AIM OF THE EXERCISE
Please reproduce the lines of the records below from the one holding "Convert this chart to D3.js code." through the one holding "const hourYTicks = [15, 20, 25, 30, 35, 40];", inclusive, skipping all pictures.

EXCERPTED RECORDS
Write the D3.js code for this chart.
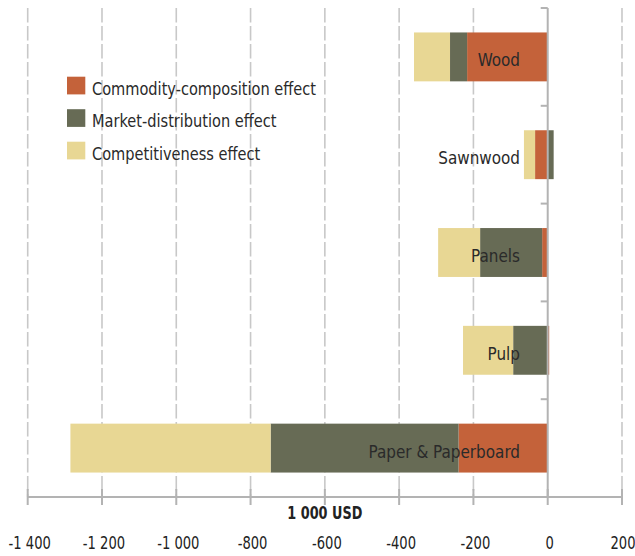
<!DOCTYPE html>
<html>
<head>
<meta charset="utf-8">
<script src="https://cdn.jsdelivr.net/npm/d3@7"></script>
<style>
  html, body { margin: 0; padding: 0; background: #fff; }
  svg { display: block; }
  text { font-family: "Liberation Sans Narrow", "DejaVu Sans Condensed", "Roboto", sans-serif; }
</style>
</head>
<body>
<svg id="chart" width="635" height="556"></svg>
<script>
const categories = ["Wood", "Sawnwood", "Panels", "Pulp", "Paper & Paperboard"];
const seriesNames = ["Commodity-composition effect", "Market-distribution effect", "Competitiveness effect"];
const commodity = [-217, -34, -15, 4, -240];
const market = [-46, 16, -167, -93, -506];
const competitiveness = [-97, -30, -113, -135, -539];
const tickValues = [-1400, -1200, -1000, -800, -600, -400, -200, 0, 200];
const axisTitle = "1 000 USD";
const colors = ["#c4623a", "#676b55", "#e8d794"];

const rows = categories.map((c, i) => ({
  cat: c,
  [seriesNames[0]]: commodity[i],
  [seriesNames[1]]: market[i],
  [seriesNames[2]]: competitiveness[i]
}));

const svg = d3.select("#chart");
const x = d3.scaleLinear().domain([-1400, 200]).range([27.7, 622]);
const y = d3.scaleBand().domain(categories).range([8, 497]).paddingInner(0.5).paddingOuter(0.25);
const color = d3.scaleOrdinal().domain(seriesNames).range(colors);

const locale = d3.formatLocale({ decimal: ".", thousands: " ", grouping: [3], currency: ["", ""], minus: "-" });
const fmt = locale.format(",d");

// gridlines
svg.append("g").selectAll("line")
  .data(tickValues.filter(v => v !== 0))
  .join("line")
  .attr("x1", d => x(d)).attr("x2", d => x(d))
  .attr("y1", 8).attr("y2", 497)
  .attr("stroke", "#c8c8c8").attr("stroke-width", 1.6)
  .attr("stroke-dasharray", "14.5,3.5");

// stacked bars
const stack = d3.stack().keys(seriesNames).offset(d3.stackOffsetDiverging);
const stacked = stack(rows);
svg.append("g").selectAll("g")
  .data(stacked)
  .join("g")
  .attr("fill", d => color(d.key))
  .selectAll("rect")
  .data(d => d)
  .join("rect")
  .attr("x", d => x(Math.min(d[0], d[1])))
  .attr("width", d => Math.abs(x(d[1]) - x(d[0])))
  .attr("y", d => y(d.data.cat))
  .attr("height", y.bandwidth());

// bottom axis
const gx = svg.append("g").attr("transform", "translate(0,497)");
gx.append("line").attr("x1", x(-1400)).attr("x2", x(200)).attr("stroke", "#b3b3b3").attr("stroke-width", 2);
gx.selectAll("line.tk").data(tickValues).join("line").attr("class", "tk")
  .attr("x1", d => x(d)).attr("x2", d => x(d)).attr("y1", -8).attr("y2", 8)
  .attr("stroke", "#b3b3b3").attr("stroke-width", 2);
gx.selectAll("text.tl").data(tickValues).join("text").attr("class", "tl")
  .attr("transform", d => `translate(${x(d) + (d === 200 ? 1 : 2)},52) scale(0.81,1)`)
  .attr("text-anchor", "middle").attr("font-size", 18).attr("fill", "#222")
  .text(d => fmt(d));
gx.append("text")
  .attr("transform", `translate(${x(-600)},22) scale(0.84,1)`)
  .attr("text-anchor", "middle").attr("font-size", 17).attr("font-weight", "bold").attr("fill", "#222")
  .text(axisTitle);

// zero line with band ticks
const step = y.step();
const gap = step - y.bandwidth();
const bounds = categories.map(c => y(c) - gap / 2);
svg.append("line").attr("x1", x(0)).attr("x2", x(0)).attr("y1", 8).attr("y2", 497)
  .attr("stroke", "#b3b3b3").attr("stroke-width", 2);
svg.append("g").selectAll("line").data(bounds).join("line")
  .attr("x1", x(0) - 7).attr("x2", x(0)).attr("y1", d => d).attr("y2", d => d)
  .attr("stroke", "#b3b3b3").attr("stroke-width", 2);

// category labels
svg.append("g").selectAll("text").data(categories).join("text")
  .attr("transform", d => `translate(520,${y(d) + y.bandwidth() / 2 + 9.5}) scale(0.94,1)`)
  .attr("text-anchor", "end")
  .attr("font-size", 18).attr("fill", "#2a2a2a")
  .text(d => d);

// legend
const lg = svg.append("g").attr("transform", "translate(67,76.7)");
const li = lg.selectAll("g").data(seriesNames).join("g")
  .attr("transform", (d, i) => `translate(0,${i * 32.5})`);
li.append("rect").attr("width", 18.3).attr("height", 17.7).attr("fill", d => color(d));
li.append("text").attr("transform", "translate(25,18) scale(0.9,1)")
  .attr("font-size", 18).attr("fill", "#2a2a2a").text(d => d);
</script>
</body>
</html>
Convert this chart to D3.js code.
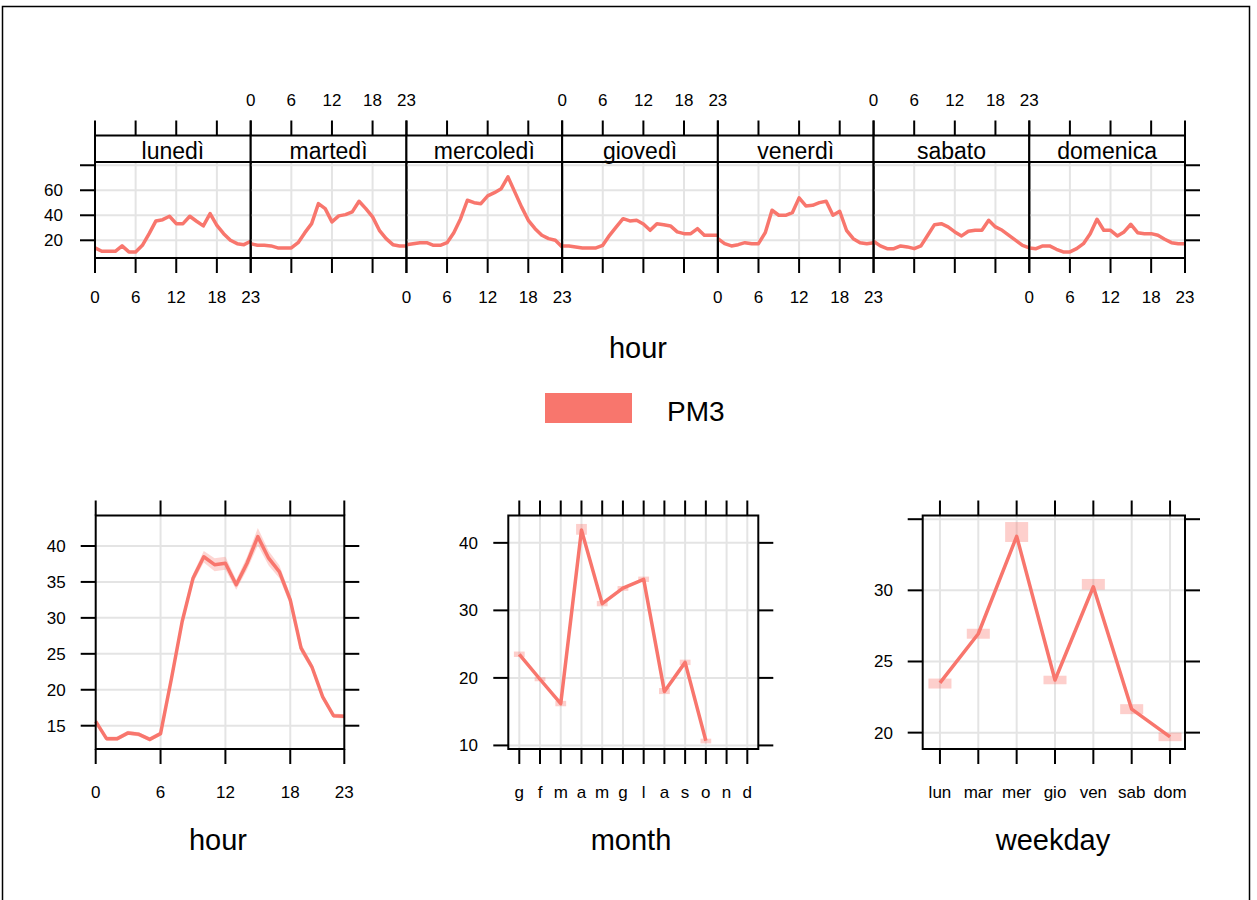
<!DOCTYPE html>
<html>
<head>
<meta charset="utf-8">
<script src="https://cdn.jsdelivr.net/npm/d3@7/dist/d3.min.js"></script>
<style>
  body { margin: 0; background: #fff; }
  text { font-family: "Liberation Sans", Arial, sans-serif; fill: #000; }
</style>
</head>
<body>
<svg id="chart" width="1257" height="900"></svg>
<script>
// ---- data ----
const hours = [0, 1, 2, 3, 4, 5, 6, 7, 8, 9, 10, 11, 12, 13, 14, 15, 16, 17, 18, 19, 20, 21, 22, 23];
const hourTicks = [0, 6, 12, 18, 23];
const dayNames = ['lunedì', 'martedì', 'mercoledì', 'giovedì', 'venerdì', 'sabato', 'domenica'];

const lunedi = [13.9, 11.2, 11.2, 11.2, 15.5, 10.7, 10.7, 16, 25.3, 35.5, 36.5, 39.2, 33.3, 33.3, 39.2, 35.2, 31.5, 41.3, 32, 25.3, 20, 17.3, 16.5, 19.2];
const martedi = [17.3, 16, 16, 15.5, 13.9, 13.9, 13.9, 18.1, 26.1, 33.3, 49.3, 45.3, 34.7, 39.5, 40.5, 42.7, 51.2, 45.3, 38.7, 28, 21.3, 16.5, 15.5, 15.5];
const mercoledi = [16.5, 17.3, 18.1, 18.1, 16, 16, 18.1, 26.1, 37.3, 52, 50.1, 49.3, 55.5, 58.1, 61.3, 70.7, 58.7, 46.7, 36, 29.3, 24, 21.3, 20, 14.7];
const giovedi = [15.5, 15.5, 14.7, 13.9, 13.9, 13.9, 16, 24, 30.7, 37.3, 35.5, 36, 33, 28, 33.3, 32.5, 31.5, 26.7, 25.3, 25.3, 29.3, 24, 24, 24];
const venerdi = [21.3, 17.3, 15.5, 16.5, 18.1, 17.3, 17.3, 26.1, 44, 40, 40, 42.1, 53.9, 47.5, 48, 50.1, 51.2, 40, 43.2, 28, 21.3, 18.1, 17.3, 18.1];
const sabato = [19.2, 15.5, 13.3, 13.3, 15.5, 14.7, 13.3, 15.5, 24, 32.5, 33.3, 30.7, 26.7, 23.5, 27.2, 28, 28, 36, 30.7, 28, 24, 20, 16, 13.9];
const domenica = [13.9, 13.3, 15.5, 15.5, 12.8, 10.7, 10.7, 13.3, 17.3, 25.3, 36.8, 28, 28, 23.5, 26.7, 32.8, 26.1, 25.3, 25.3, 24, 20.8, 18.1, 17.3, 17.3];
const dayValues = [lunedi, martedi, mercoledi, giovedi, venerdi, sabato, domenica];
const dayYTicks = [20, 40, 60, 80];
const dayYLabels = ['20', '40', '60', ''];

const hourMean = [15.6, 13.2, 13.2, 14.0, 13.8, 13.1, 13.9, 21.5, 29.5, 35.5, 38.5, 37.4, 37.6, 34.6, 37.6, 41.3, 38.3, 36.4, 32.5, 25.8, 23.2, 19.0, 16.4, 16.3];
const hourCI = [0.4, 0.3, 0.3, 0.3, 0.3, 0.3, 0.3, 0.4, 0.5, 0.6, 0.8, 0.9, 0.9, 0.7, 0.9, 1.2, 1.0, 0.9, 0.7, 0.6, 0.5, 0.4, 0.3, 0.3];
const hourYTicks = [15, 20, 25, 30, 35, 40];

const monthLabels = ['g', 'f', 'm', 'a', 'm', 'g', 'l', 'a', 's', 'o', 'n', 'd'];
const monthMean = [23.5, 19.8, 16.2, 41.9, 31.0, 33.3, 34.6, 18.0, 22.3, 10.7, null, null];
const monthLower = [23.1, 19.5, 15.8, 41.2, 30.6, 32.9, 34.2, 17.6, 21.9, 10.3, null, null];
const monthUpper = [23.9, 20.1, 16.6, 42.8, 31.4, 33.6, 35.0, 18.5, 22.7, 11.0, null, null];
const monthYTicks = [10, 20, 30, 40];

const weekdayLabels = ['lun', 'mar', 'mer', 'gio', 'ven', 'sab', 'dom'];
const weekdayMean = [23.5, 26.95, 33.8, 23.7, 30.25, 21.65, 19.7];
const weekdayLower = [23.1, 26.6, 33.4, 23.4, 30.05, 21.3, 19.4];
const weekdayUpper = [23.8, 27.3, 34.8, 24.0, 30.8, 22.0, 20.0];
const weekdayYTicks = [20, 25, 30, 35];
const weekdayYLabels = ['20', '25', '30', ''];

const seriesName = 'PM3';
const colour = '#F8766D';

// ---- drawing ----
const svg = d3.select('#chart');
const TICK = 15;
const GRID = '#e4e4e4';
const LINE_W = 3.5;

svg.append('rect')
  .attr('x', 2.5).attr('y', 6.5)
  .attr('width', 1247).attr('height', 900)
  .attr('fill', 'none').attr('stroke', '#000').attr('stroke-width', 1.5);

function grid(g, xs, ys, xVals, yVals) {
  const [x0, x1] = xs.range();
  const [y0, y1] = ys.range();
  g.selectAll(null).data(xVals).enter().append('line')
    .attr('x1', d => xs(d)).attr('x2', d => xs(d))
    .attr('y1', y0).attr('y2', y1)
    .attr('stroke', GRID).attr('stroke-width', 2);
  g.selectAll(null).data(yVals).enter().append('line')
    .attr('x1', x0).attr('x2', x1)
    .attr('y1', d => ys(d)).attr('y2', d => ys(d))
    .attr('stroke', GRID).attr('stroke-width', 2);
}

function xTicks(g, xs, vals, y, dir) {
  g.selectAll(null).data(vals).enter().append('line')
    .attr('x1', d => xs(d)).attr('x2', d => xs(d))
    .attr('y1', y).attr('y2', y + dir * TICK)
    .attr('stroke', '#000').attr('stroke-width', 2);
}

function yTicks(g, ys, vals, x, dir) {
  g.selectAll(null).data(vals).enter().append('line')
    .attr('x1', x).attr('x2', x + dir * TICK)
    .attr('y1', d => ys(d)).attr('y2', d => ys(d))
    .attr('stroke', '#000').attr('stroke-width', 2);
}

function xLabels(g, xs, vals, labels, y) {
  g.selectAll(null).data(vals).enter().append('text')
    .attr('x', d => xs(d)).attr('y', y)
    .attr('text-anchor', 'middle').attr('font-size', 17)
    .text((d, i) => labels[i]);
}

function yLabels(g, ys, vals, labels, x) {
  g.selectAll(null).data(vals).enter().append('text')
    .attr('x', x).attr('y', d => ys(d) + 6)
    .attr('text-anchor', 'end').attr('font-size', 17)
    .text((d, i) => labels[i]);
}

function frame(g, xs, ys) {
  const [x0, x1] = xs.range();
  const [y0, y1] = ys.range();
  g.append('rect')
    .attr('x', x0).attr('y', y1)
    .attr('width', x1 - x0).attr('height', y0 - y1)
    .attr('fill', 'none').attr('stroke', '#000').attr('stroke-width', 2);
}

// top: hour by weekday
const topG = svg.append('g');
const stripLeft = 95, stripRight = 1185;
const panelW = (stripRight - stripLeft) / dayNames.length;
const dayY = d3.scaleLinear().domain([5.84, 82.6]).range([258, 162]);

dayNames.forEach((name, i) => {
  const x0 = stripLeft + i * panelW;
  const xs = d3.scaleLinear().domain([0, 23]).range([x0, x0 + panelW]);
  const g = topG.append('g');
  grid(g, xs, dayY, [6, 12, 18], dayYTicks);

  g.append('path')
    .datum(dayValues[i])
    .attr('fill', 'none').attr('stroke', colour).attr('stroke-width', LINE_W)
    .attr('stroke-linejoin', 'round')
    .attr('d', d3.line().x((d, j) => xs(hours[j])).y(d => dayY(d)));

  frame(g, xs, dayY);

  // strip
  g.append('rect')
    .attr('x', x0).attr('y', 135.5)
    .attr('width', panelW).attr('height', 26.5)
    .attr('fill', '#fff').attr('stroke', '#000').attr('stroke-width', 2);
  g.append('text')
    .attr('x', x0 + panelW / 2).attr('y', 158.5)
    .attr('text-anchor', 'middle').attr('font-size', 23)
    .text(name);

  xTicks(g, xs, hourTicks, 135.5, -1);
  xTicks(g, xs, hourTicks, 258, 1);
  if (i % 2 === 0) xLabels(g, xs, hourTicks, hourTicks.map(String), 303);
  else xLabels(g, xs, hourTicks, hourTicks.map(String), 106);

  if (i === 0) {
    yTicks(g, dayY, dayYTicks, x0, -1);
    yLabels(g, dayY, dayYTicks, dayYLabels, 63);
  }
  if (i === dayNames.length - 1) yTicks(g, dayY, dayYTicks, x0 + panelW, 1);
});

topG.append('text')
  .attr('x', 638).attr('y', 358)
  .attr('text-anchor', 'middle').attr('font-size', 29)
  .text('hour');

// legend
svg.append('rect')
  .attr('x', 545).attr('y', 393).attr('width', 87).attr('height', 30)
  .attr('fill', colour);
svg.append('text')
  .attr('x', 667).attr('y', 421).attr('font-size', 28)
  .text(seriesName);

// bottom panels
const bottomY = [749, 515.5];

// hour
{
  const g = svg.append('g');
  const xs = d3.scaleLinear().domain([0, 23]).range([95.7, 344.3]);
  const ys = d3.scaleLinear().domain([11.76, 44.24]).range(bottomY);
  grid(g, xs, ys, [6, 12, 18], hourYTicks);
  g.append('path')
    .datum(hourMean)
    .attr('fill', colour).attr('fill-opacity', 0.3)
    .attr('d', d3.area()
      .x((d, j) => xs(hours[j]))
      .y0((d, j) => ys(d - hourCI[j]))
      .y1((d, j) => ys(d + hourCI[j])));
  g.append('path')
    .datum(hourMean)
    .attr('fill', 'none').attr('stroke', colour).attr('stroke-width', LINE_W)
    .attr('stroke-linejoin', 'round')
    .attr('d', d3.line().x((d, j) => xs(hours[j])).y(d => ys(d)));
  frame(g, xs, ys);
  xTicks(g, xs, hourTicks, 749, 1);
  xTicks(g, xs, hourTicks, 515.5, -1);
  yTicks(g, ys, hourYTicks, 95.7, -1);
  yTicks(g, ys, hourYTicks, 344.3, 1);
  xLabels(g, xs, hourTicks, hourTicks.map(String), 798);
  yLabels(g, ys, hourYTicks, hourYTicks.map(String), 65.7);
  g.append('text')
    .attr('x', 218).attr('y', 850)
    .attr('text-anchor', 'middle').attr('font-size', 29)
    .text('hour');
}

// month
{
  const g = svg.append('g');
  const idx = monthLabels.map((d, i) => i + 1);
  const xs = d3.scaleLinear().domain([0.47, 12.53]).range([508.3, 758.3]);
  const ys = d3.scaleLinear().domain([9.47, 44.05]).range(bottomY);
  grid(g, xs, ys, idx, monthYTicks);
  g.selectAll(null).data(idx.filter((d, i) => monthMean[i] !== null)).enter().append('rect')
    .attr('x', d => xs(d - 0.26))
    .attr('width', d => xs(d + 0.26) - xs(d - 0.26))
    .attr('y', d => ys(monthUpper[d - 1]))
    .attr('height', d => ys(monthLower[d - 1]) - ys(monthUpper[d - 1]))
    .attr('fill', colour).attr('fill-opacity', 0.35);
  g.append('path')
    .datum(monthMean)
    .attr('fill', 'none').attr('stroke', colour).attr('stroke-width', LINE_W)
    .attr('stroke-linejoin', 'round')
    .attr('d', d3.line().defined(d => d !== null).x((d, j) => xs(idx[j])).y(d => ys(d)));
  frame(g, xs, ys);
  xTicks(g, xs, idx, 749, 1);
  xTicks(g, xs, idx, 515.5, -1);
  yTicks(g, ys, monthYTicks, 508.3, -1);
  yTicks(g, ys, monthYTicks, 758.3, 1);
  xLabels(g, xs, idx, monthLabels, 798);
  yLabels(g, ys, monthYTicks, monthYTicks.map(String), 478);
  g.append('text')
    .attr('x', 631).attr('y', 850)
    .attr('text-anchor', 'middle').attr('font-size', 29)
    .text('month');
}

// weekday
{
  const g = svg.append('g');
  const idx = weekdayLabels.map((d, i) => i + 1);
  const xs = d3.scaleLinear().domain([0.55, 7.39]).range([922.7, 1185]);
  const ys = d3.scaleLinear().domain([18.85, 35.26]).range(bottomY);
  grid(g, xs, ys, idx, weekdayYTicks);
  g.selectAll(null).data(idx).enter().append('rect')
    .attr('x', d => xs(d - 0.3))
    .attr('width', d => xs(d + 0.3) - xs(d - 0.3))
    .attr('y', d => ys(weekdayUpper[d - 1]))
    .attr('height', d => ys(weekdayLower[d - 1]) - ys(weekdayUpper[d - 1]))
    .attr('fill', colour).attr('fill-opacity', 0.35);
  g.append('path')
    .datum(weekdayMean)
    .attr('fill', 'none').attr('stroke', colour).attr('stroke-width', LINE_W)
    .attr('stroke-linejoin', 'round')
    .attr('d', d3.line().x((d, j) => xs(idx[j])).y(d => ys(d)));
  frame(g, xs, ys);
  xTicks(g, xs, idx, 749, 1);
  xTicks(g, xs, idx, 515.5, -1);
  yTicks(g, ys, weekdayYTicks, 922.7, -1);
  yTicks(g, ys, weekdayYTicks, 1185, 1);
  xLabels(g, xs, idx, weekdayLabels, 798);
  yLabels(g, ys, weekdayYTicks, weekdayYLabels, 893);
  g.append('text')
    .attr('x', 1053).attr('y', 850)
    .attr('text-anchor', 'middle').attr('font-size', 29)
    .text('weekday');
}
</script>
</body>
</html>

RIGHT ANSWER
Convert this chart to D3.js code.
<!DOCTYPE html>
<html>
<head>
<meta charset="utf-8">
<script src="https://cdn.jsdelivr.net/npm/d3@7/dist/d3.min.js"></script>
<style>
  body { margin: 0; background: #fff; }
  text { font-family: "Liberation Sans", Arial, sans-serif; fill: #000; }
</style>
</head>
<body>
<svg id="chart" width="1257" height="900"></svg>
<script>
// ---- data ----
const hours = [0, 1, 2, 3, 4, 5, 6, 7, 8, 9, 10, 11, 12, 13, 14, 15, 16, 17, 18, 19, 20, 21, 22, 23];
const hourTicks = [0, 6, 12, 18, 23];
const dayNames = ['lunedì', 'martedì', 'mercoledì', 'giovedì', 'venerdì', 'sabato', 'domenica'];

const lunedi = [13.9, 11.2, 11.2, 11.2, 15.5, 10.7, 10.7, 16, 25.3, 35.5, 36.5, 39.2, 33.3, 33.3, 39.2, 35.2, 31.5, 41.3, 32, 25.3, 20, 17.3, 16.5, 19.2];
const martedi = [17.3, 16, 16, 15.5, 13.9, 13.9, 13.9, 18.1, 26.1, 33.3, 49.3, 45.3, 34.7, 39.5, 40.5, 42.7, 51.2, 45.3, 38.7, 28, 21.3, 16.5, 15.5, 15.5];
const mercoledi = [16.5, 17.3, 18.1, 18.1, 16, 16, 18.1, 26.1, 37.3, 52, 50.1, 49.3, 55.5, 58.1, 61.3, 70.7, 58.7, 46.7, 36, 29.3, 24, 21.3, 20, 14.7];
const giovedi = [15.5, 15.5, 14.7, 13.9, 13.9, 13.9, 16, 24, 30.7, 37.3, 35.5, 36, 33, 28, 33.3, 32.5, 31.5, 26.7, 25.3, 25.3, 29.3, 24, 24, 24];
const venerdi = [21.3, 17.3, 15.5, 16.5, 18.1, 17.3, 17.3, 26.1, 44, 40, 40, 42.1, 53.9, 47.5, 48, 50.1, 51.2, 40, 43.2, 28, 21.3, 18.1, 17.3, 18.1];
const sabato = [19.2, 15.5, 13.3, 13.3, 15.5, 14.7, 13.3, 15.5, 24, 32.5, 33.3, 30.7, 26.7, 23.5, 27.2, 28, 28, 36, 30.7, 28, 24, 20, 16, 13.9];
const domenica = [13.9, 13.3, 15.5, 15.5, 12.8, 10.7, 10.7, 13.3, 17.3, 25.3, 36.8, 28, 28, 23.5, 26.7, 32.8, 26.1, 25.3, 25.3, 24, 20.8, 18.1, 17.3, 17.3];
const dayValues = [lunedi, martedi, mercoledi, giovedi, venerdi, sabato, domenica];
const dayYTicks = [20, 40, 60, 80];
const dayYLabels = ['20', '40', '60', ''];

const hourMean = [15.6, 13.2, 13.2, 14.0, 13.8, 13.1, 13.9, 21.5, 29.5, 35.5, 38.5, 37.4, 37.6, 34.6, 37.6, 41.3, 38.3, 36.4, 32.5, 25.8, 23.2, 19.0, 16.4, 16.3];
const hourCI = [0.4, 0.3, 0.3, 0.3, 0.3, 0.3, 0.3, 0.4, 0.5, 0.6, 0.8, 0.9, 0.9, 0.7, 0.9, 1.2, 1.0, 0.9, 0.7, 0.6, 0.5, 0.4, 0.3, 0.3];
const hourYTicks = [15, 20, 25, 30, 35, 40];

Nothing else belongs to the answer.